В этой связи становится понятным столь распространившийся на рубеже двух веков интерес к традициям русского народного искусства.
Отчетливо национальную окраску получают и поиски «нового стиля» — как в декоративном искусстве и архитектуре, так и в живописи, скульптуре, графике. Сложнейшая проблема этого «нового стиля» (или, как его иногда называют, «модерн») * еще далеко не решена и делать какие-либо категорические выводы на этот счет пока еще преждевременно. Но связь развития скульптуры в эти времена (искусства С. Т. Коненкова в частности) с «модерном» не подлежит сомнению
Все же самым главным моментом в эволюции русского искусства начала XX века, так сказать равнодействующей всех его сил, было, бесспорно, воздействие сложившейся в стране революционной ситуации.
Предчувствие коренных преобразований, которое буквально насыщало воздух России этих времен, сообщило русскому искусству — в лице лучших, талантливейших его представителей — ощущение благодатной исторической перспективы, веру в светлое будущее, в победу справедливости и человечности.
Пусть такое мировосприятие поначалу было несколько смутным и расплывчатым. Оно все же могло оказаться основой для создания образов героических, для воплощения в искусстве широких гуманистических обобщений, для утверждения национального достоинства русского народа.

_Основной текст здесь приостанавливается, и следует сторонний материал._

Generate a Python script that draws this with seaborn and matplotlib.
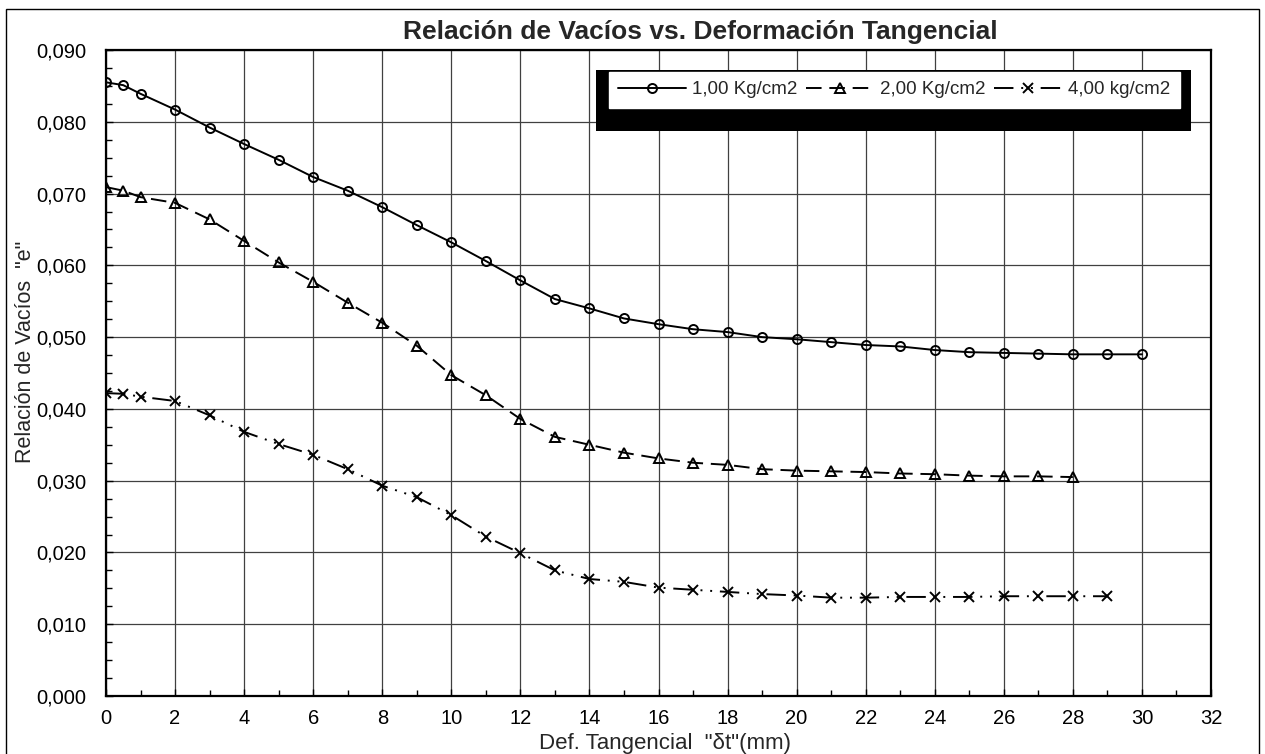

Эти темы и идеи составляют эстетическую основу лучших произведений литературы и искусства России на рубеже двух веков: прозы и драматургии Чехова и Горького, поэзии Блока, картин Серова и Врубеля, музыки Скрябина и Рахманинова, режиссуры Станиславского и Немировича-Данченко, актерского мастерства Качалова и Комиссаржевской, Шаляпина и Неждановой и множества других великолепных завоеваний отечественного искусства.